### RAW DATA
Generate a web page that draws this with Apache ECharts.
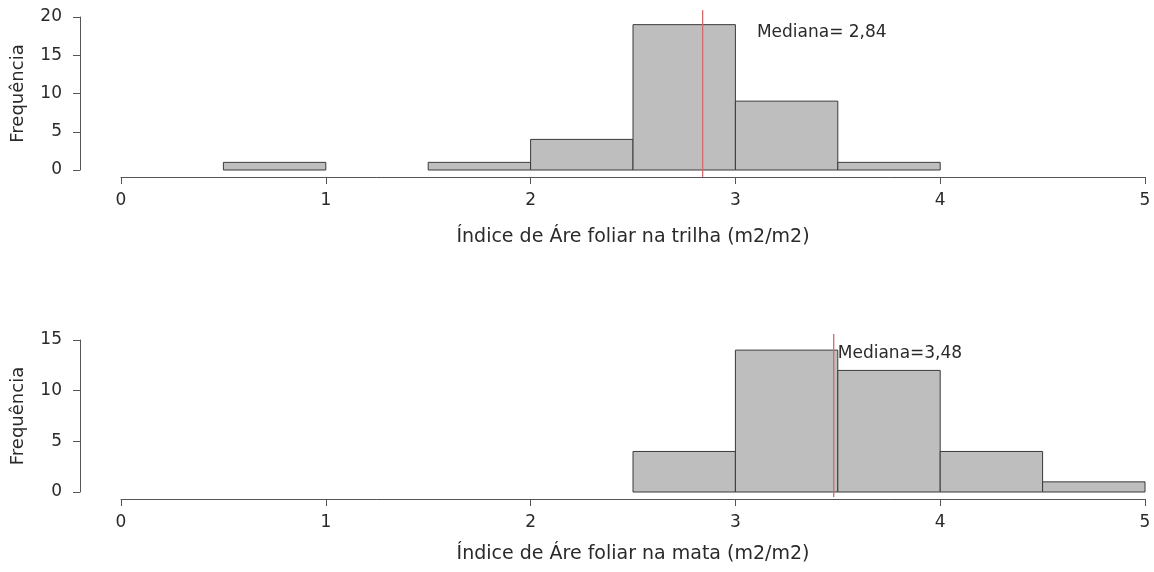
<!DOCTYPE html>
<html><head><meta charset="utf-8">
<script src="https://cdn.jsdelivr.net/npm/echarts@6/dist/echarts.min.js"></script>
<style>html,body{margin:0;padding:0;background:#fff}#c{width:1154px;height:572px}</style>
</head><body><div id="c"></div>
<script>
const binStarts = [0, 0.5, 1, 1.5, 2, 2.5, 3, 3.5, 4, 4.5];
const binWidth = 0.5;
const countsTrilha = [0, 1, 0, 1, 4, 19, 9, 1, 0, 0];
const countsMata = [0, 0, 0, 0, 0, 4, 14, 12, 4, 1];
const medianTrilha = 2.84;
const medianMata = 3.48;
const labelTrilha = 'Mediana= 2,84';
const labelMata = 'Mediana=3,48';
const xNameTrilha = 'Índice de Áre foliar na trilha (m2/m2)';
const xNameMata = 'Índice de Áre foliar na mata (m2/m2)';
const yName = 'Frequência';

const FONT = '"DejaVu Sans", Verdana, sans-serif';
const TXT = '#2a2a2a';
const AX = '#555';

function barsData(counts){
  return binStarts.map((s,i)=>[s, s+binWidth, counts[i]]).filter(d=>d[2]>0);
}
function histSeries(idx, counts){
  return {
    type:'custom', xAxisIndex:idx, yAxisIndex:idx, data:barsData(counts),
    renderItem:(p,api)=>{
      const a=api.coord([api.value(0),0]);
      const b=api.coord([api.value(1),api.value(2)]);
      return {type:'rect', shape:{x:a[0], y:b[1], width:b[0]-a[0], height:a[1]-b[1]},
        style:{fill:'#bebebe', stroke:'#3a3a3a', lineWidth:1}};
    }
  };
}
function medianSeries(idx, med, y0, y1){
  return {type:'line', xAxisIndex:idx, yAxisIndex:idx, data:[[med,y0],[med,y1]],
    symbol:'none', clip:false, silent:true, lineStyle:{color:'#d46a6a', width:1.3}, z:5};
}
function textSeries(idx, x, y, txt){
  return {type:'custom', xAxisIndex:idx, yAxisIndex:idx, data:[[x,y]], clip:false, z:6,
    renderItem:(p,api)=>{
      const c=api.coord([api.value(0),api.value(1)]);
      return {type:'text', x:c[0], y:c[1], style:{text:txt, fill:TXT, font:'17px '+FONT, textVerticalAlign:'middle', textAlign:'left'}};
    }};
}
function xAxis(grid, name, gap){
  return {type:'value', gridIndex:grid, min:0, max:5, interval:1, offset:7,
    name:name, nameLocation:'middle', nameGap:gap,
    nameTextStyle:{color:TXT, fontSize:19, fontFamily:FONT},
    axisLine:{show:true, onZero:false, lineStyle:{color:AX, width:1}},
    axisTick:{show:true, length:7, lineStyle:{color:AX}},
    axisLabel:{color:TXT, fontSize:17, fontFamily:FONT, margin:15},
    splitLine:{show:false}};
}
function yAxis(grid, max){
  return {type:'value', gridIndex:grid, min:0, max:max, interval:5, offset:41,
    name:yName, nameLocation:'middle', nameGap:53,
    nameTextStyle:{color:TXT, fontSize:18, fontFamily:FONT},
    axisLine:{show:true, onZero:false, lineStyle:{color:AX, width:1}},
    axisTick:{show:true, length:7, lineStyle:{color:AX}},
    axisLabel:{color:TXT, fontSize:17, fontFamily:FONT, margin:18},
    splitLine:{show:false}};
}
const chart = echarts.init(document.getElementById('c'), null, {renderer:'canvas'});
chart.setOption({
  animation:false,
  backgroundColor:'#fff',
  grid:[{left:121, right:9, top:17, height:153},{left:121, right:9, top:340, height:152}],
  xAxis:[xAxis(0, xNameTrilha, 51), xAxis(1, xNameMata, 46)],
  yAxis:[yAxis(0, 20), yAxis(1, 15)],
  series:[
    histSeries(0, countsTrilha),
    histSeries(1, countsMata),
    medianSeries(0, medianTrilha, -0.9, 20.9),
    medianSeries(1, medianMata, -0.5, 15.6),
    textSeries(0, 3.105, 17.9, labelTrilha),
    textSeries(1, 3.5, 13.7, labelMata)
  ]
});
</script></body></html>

### PROBLEM DETAILS
Retype the listing exactly. Pictures do not belong in the copy.

### FINAL RESULT
Generate a web page that draws this with Apache ECharts.
<!DOCTYPE html>
<html><head><meta charset="utf-8">
<script src="https://cdn.jsdelivr.net/npm/echarts@6/dist/echarts.min.js"></script>
<style>html,body{margin:0;padding:0;background:#fff}#c{width:1154px;height:572px}</style>
</head><body><div id="c"></div>
<script>
const binStarts = [0, 0.5, 1, 1.5, 2, 2.5, 3, 3.5, 4, 4.5];
const binWidth = 0.5;
const countsTrilha = [0, 1, 0, 1, 4, 19, 9, 1, 0, 0];
const countsMata = [0, 0, 0, 0, 0, 4, 14, 12, 4, 1];
const medianTrilha = 2.84;
const medianMata = 3.48;
const labelTrilha = 'Mediana= 2,84';
const labelMata = 'Mediana=3,48';
const xNameTrilha = 'Índice de Áre foliar na trilha (m2/m2)';
const xNameMata = 'Índice de Áre foliar na mata (m2/m2)';
const yName = 'Frequência';

const FONT = '"DejaVu Sans", Verdana, sans-serif';
const TXT = '#2a2a2a';
const AX = '#555';

function barsData(counts){
  return binStarts.map((s,i)=>[s, s+binWidth, counts[i]]).filter(d=>d[2]>0);
}
function histSeries(idx, counts){
  return {
    type:'custom', xAxisIndex:idx, yAxisIndex:idx, data:barsData(counts),
    renderItem:(p,api)=>{
      const a=api.coord([api.value(0),0]);
      const b=api.coord([api.value(1),api.value(2)]);
      return {type:'rect', shape:{x:a[0], y:b[1], width:b[0]-a[0], height:a[1]-b[1]},
        style:{fill:'#bebebe', stroke:'#3a3a3a', lineWidth:1}};
    }
  };
}
function medianSeries(idx, med, y0, y1){
  return {type:'line', xAxisIndex:idx, yAxisIndex:idx, data:[[med,y0],[med,y1]],
    symbol:'none', clip:false, silent:true, lineStyle:{color:'#d46a6a', width:1.3}, z:5};
}
function textSeries(idx, x, y, txt){
  return {type:'custom', xAxisIndex:idx, yAxisIndex:idx, data:[[x,y]], clip:false, z:6,
    renderItem:(p,api)=>{
      const c=api.coord([api.value(0),api.value(1)]);
      return {type:'text', x:c[0], y:c[1], style:{text:txt, fill:TXT, font:'17px '+FONT, textVerticalAlign:'middle', textAlign:'left'}};
    }};
}
function xAxis(grid, name, gap){
  return {type:'value', gridIndex:grid, min:0, max:5, interval:1, offset:7,
    name:name, nameLocation:'middle', nameGap:gap,
    nameTextStyle:{color:TXT, fontSize:19, fontFamily:FONT},
    axisLine:{show:true, onZero:false, lineStyle:{color:AX, width:1}},
    axisTick:{show:true, length:7, lineStyle:{color:AX}},
    axisLabel:{color:TXT, fontSize:17, fontFamily:FONT, margin:15},
    splitLine:{show:false}};
}
function yAxis(grid, max){
  return {type:'value', gridIndex:grid, min:0, max:max, interval:5, offset:41,
    name:yName, nameLocation:'middle', nameGap:53,
    nameTextStyle:{color:TXT, fontSize:18, fontFamily:FONT},
    axisLine:{show:true, onZero:false, lineStyle:{color:AX, width:1}},
    axisTick:{show:true, length:7, lineStyle:{color:AX}},
    axisLabel:{color:TXT, fontSize:17, fontFamily:FONT, margin:18},
    splitLine:{show:false}};
}
const chart = echarts.init(document.getElementById('c'), null, {renderer:'canvas'});
chart.setOption({
  animation:false,
  backgroundColor:'#fff',
  grid:[{left:121, right:9, top:17, height:153},{left:121, right:9, top:340, height:152}],
  xAxis:[xAxis(0, xNameTrilha, 51), xAxis(1, xNameMata, 46)],
  yAxis:[yAxis(0, 20), yAxis(1, 15)],
  series:[
    histSeries(0, countsTrilha),
    histSeries(1, countsMata),
    medianSeries(0, medianTrilha, -0.9, 20.9),
    medianSeries(1, medianMata, -0.5, 15.6),
    textSeries(0, 3.105, 17.9, labelTrilha),
    textSeries(1, 3.5, 13.7, labelMata)
  ]
});
</script></body></html>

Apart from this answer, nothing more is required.